OBJECTIVE:
Pick out every line with the word "diagram" and copy it.

STORED DATA:
################

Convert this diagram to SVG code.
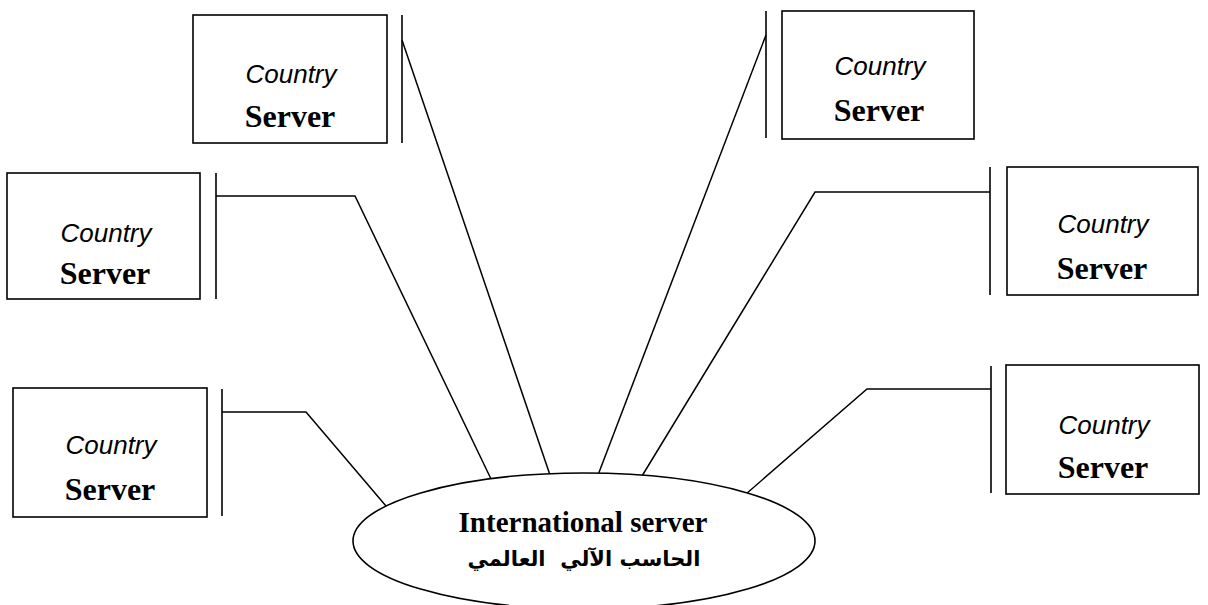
<svg xmlns="http://www.w3.org/2000/svg" width="1208" height="605" viewBox="0 0 1208 605">
  <style>
    .box { fill: #ffffff; stroke: #000000; stroke-width: 1.6; }
    .bar { stroke: #000000; stroke-width: 1.6; }
    .wire { fill: none; stroke: #000000; stroke-width: 1.5; }
    .country { font-family: "Liberation Sans", Arial, sans-serif; font-style: italic; font-size: 26px; fill: #000; text-anchor: middle; }
    .server { font-family: "Liberation Serif", "Times New Roman", serif; font-weight: bold; font-size: 32px; fill: #000; text-anchor: middle; }
    .hub { fill: #ffffff; stroke: #000000; stroke-width: 1.6; }
    .hubEn { font-family: "Liberation Serif", "Times New Roman", serif; font-weight: bold; font-size: 29px; fill: #000; text-anchor: middle; }
    .hubAr { font-family: "DejaVu Sans", "Noto Sans", sans-serif; font-weight: bold; font-size: 21px; fill: #000; text-anchor: middle; }
  </style>
  <rect width="1208" height="605" fill="#ffffff"/>

  <!-- connectors from each server's port bar to the central hub -->
  <g id="connectors">
    <polyline class="wire" points="402,40 550,475"/>
    <polyline class="wire" points="766,35 598,475"/>
    <polyline class="wire" points="216,196 355,196 492,481"/>
    <polyline class="wire" points="990,192 815,192 642,476"/>
    <polyline class="wire" points="222,412 306,412 386,506"/>
    <polyline class="wire" points="991,389 867,389 746,494"/>
  </g>

  <!-- country servers -->
  <g id="server-top-left">
    <rect class="box" x="193" y="15" width="194" height="128"/>
    <line class="bar" x1="402" y1="15" x2="402" y2="143"/>
    <text class="country" x="291" y="83">Country</text>
    <text class="server" x="290" y="127">Server</text>
  </g>
  <g id="server-top-right">
    <rect class="box" x="782" y="11" width="192" height="128"/>
    <line class="bar" x1="766" y1="11" x2="766" y2="138"/>
    <text class="country" x="880" y="75">Country</text>
    <text class="server" x="879" y="121">Server</text>
  </g>
  <g id="server-mid-left">
    <rect class="box" x="7" y="173" width="193" height="126"/>
    <line class="bar" x1="216" y1="173" x2="216" y2="299"/>
    <text class="country" x="106" y="242">Country</text>
    <text class="server" x="105" y="284">Server</text>
  </g>
  <g id="server-mid-right">
    <rect class="box" x="1007" y="167" width="191" height="128"/>
    <line class="bar" x1="990" y1="167" x2="990" y2="295"/>
    <text class="country" x="1103" y="233">Country</text>
    <text class="server" x="1102" y="279">Server</text>
  </g>
  <g id="server-bottom-left">
    <rect class="box" x="13" y="388" width="194" height="129"/>
    <line class="bar" x1="222" y1="389" x2="222" y2="516"/>
    <text class="country" x="111" y="454">Country</text>
    <text class="server" x="110" y="500">Server</text>
  </g>
  <g id="server-bottom-right">
    <rect class="box" x="1006" y="365" width="193" height="129"/>
    <line class="bar" x1="991" y1="366" x2="991" y2="493"/>
    <text class="country" x="1104" y="434">Country</text>
    <text class="server" x="1103" y="478">Server</text>
  </g>

  <!-- central international server -->
  <g id="international-server">
    <ellipse class="hub" cx="584" cy="541" rx="231" ry="68"/>
    <text class="hubEn" x="583" y="532">International server</text>
    <text class="hubAr" x="584" y="566" xml:space="preserve">الحاسب الآلي  العالمي</text>
  </g>
</svg>
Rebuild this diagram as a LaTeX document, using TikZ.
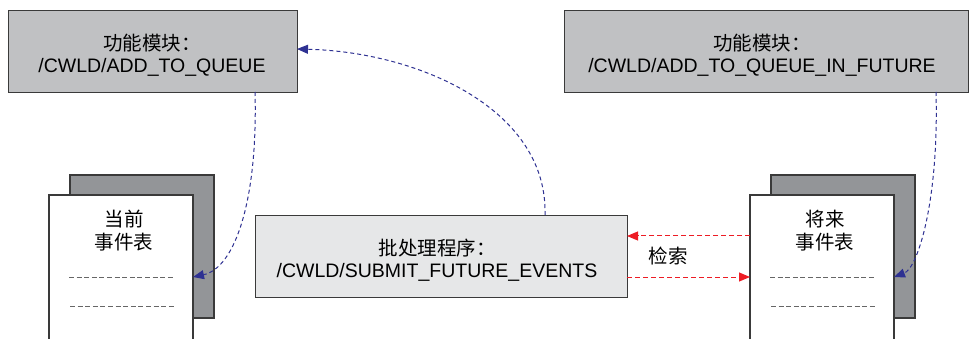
\documentclass[tikz,border=0pt]{standalone}
\usepackage{fontspec}
\setmainfont{Liberation Sans}
\newfontfamily\cjk{Noto Sans CJK SC}
\usetikzlibrary{arrows.meta}
\definecolor{boxgray}{HTML}{C0C1C3}
\definecolor{lightgray}{HTML}{E6E7E8}
\definecolor{backgray}{HTML}{939598}
\definecolor{edge}{HTML}{3A3A3A}
\definecolor{myblue}{HTML}{2E3192}
\definecolor{myred}{HTML}{ED1C24}
\tikzset{
  modbox/.style={draw=edge, line width=1.2pt, fill=boxgray, inner sep=0pt, anchor=north west},
  docfront/.style={draw=edge, line width=1.2pt, fill=white},
  docback/.style={draw=edge, line width=1.2pt, fill=backgray},
  lbl/.style={align=center, font=\fontsize{19.5}{22}\selectfont},
  cjklbl/.style={align=center, font=\fontsize{19.5}{23}\selectfont\cjk},
  rowline/.style={draw=gray!80!black, line width=1pt, dash pattern=on 5pt off 2.6pt},
  bluearrow/.style={draw=myblue, line width=1pt, dash pattern=on 4pt off 3pt, -{Triangle[length=11pt,width=9pt]}},
  redarrow/.style={draw=myred, line width=1pt, dash pattern=on 5pt off 3pt, -{Triangle[length=11pt,width=9pt]}}
}
\begin{document}
\begin{tikzpicture}[x=1pt,y=-1pt]
\useasboundingbox (0,0) rectangle (969,339);
% top boxes
\node[modbox, minimum width=289pt, minimum height=82pt] (mq) at (8,10) {};
\node[lbl] (mqt) at (152,55) {{\cjk 功能模块：}\\/CWLD/ADD\_TO\_QUEUE};
\node[modbox, minimum width=404pt, minimum height=82pt] (mf) at (564,10) {};
\node[lbl] (mft) at (762,55) {{\cjk 功能模块：}\\/CWLD/ADD\_TO\_QUEUE\_IN\_FUTURE};
% middle box
\node[modbox, fill=lightgray, minimum width=372pt, minimum height=82pt] (sb) at (255,215) {};
\node[lbl] (sbt) at (437,260) {{\cjk 批处理程序：}\\/CWLD/SUBMIT\_FUTURE\_EVENTS};
% left document
\path[docback] (70,175) rectangle (214,318);
\path[docfront] (49,341) -- (49,195) -- (193,195) -- (193,341);
\node[cjklbl] (cur) at (124,231) {当前\\事件表};
\coordinate (cl1a) at (69,277); \coordinate (cl1b) at (173,277);
\coordinate (cl2a) at (70,306); \coordinate (cl2b) at (174,306);
\draw[rowline] (cl1a) -- (cl1b);
\draw[rowline] (cl2a) -- (cl2b);
\coordinate (curin) at (193,277);
% right document
\path[docback] (771,175) rectangle (915,318);
\path[docfront] (750,341) -- (750,195) -- (894,195) -- (894,341);
\node[cjklbl] (fut) at (825,231) {将来\\事件表};
\draw[rowline] (770,277) -- (874,277);
\draw[rowline] (771,306) -- (875,306);
\coordinate (futin) at (894,277);
\coordinate (futl1) at (750,236);
\coordinate (futl2) at (750,277);
% arrows
\coordinate (mqb) at (255,92);
\coordinate (mqr) at (297,49);
\coordinate (sbtop) at (545,215);
\coordinate (mfb) at (936,92);
\coordinate (sbr1) at (627,236);
\coordinate (sbr2) at (627,277);
\draw[bluearrow] (mqb) .. controls (258,200) and (235,268) .. (curin);
\draw[bluearrow] (sbtop) .. controls (548,110) and (420,52) .. (mqr);
\draw[bluearrow] (mfb) .. controls (939,200) and (918,268) .. (futin);
\draw[redarrow] (futl1) -- (sbr1);
\draw[redarrow] (sbr2) -- (futl2);
\node[cjklbl] (srch) at (668,256) {检索};
\end{tikzpicture}
\end{document}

################

COMPLETED TASK:
Convert this diagram to SVG code.
Rebuild this diagram as a LaTeX document, using TikZ.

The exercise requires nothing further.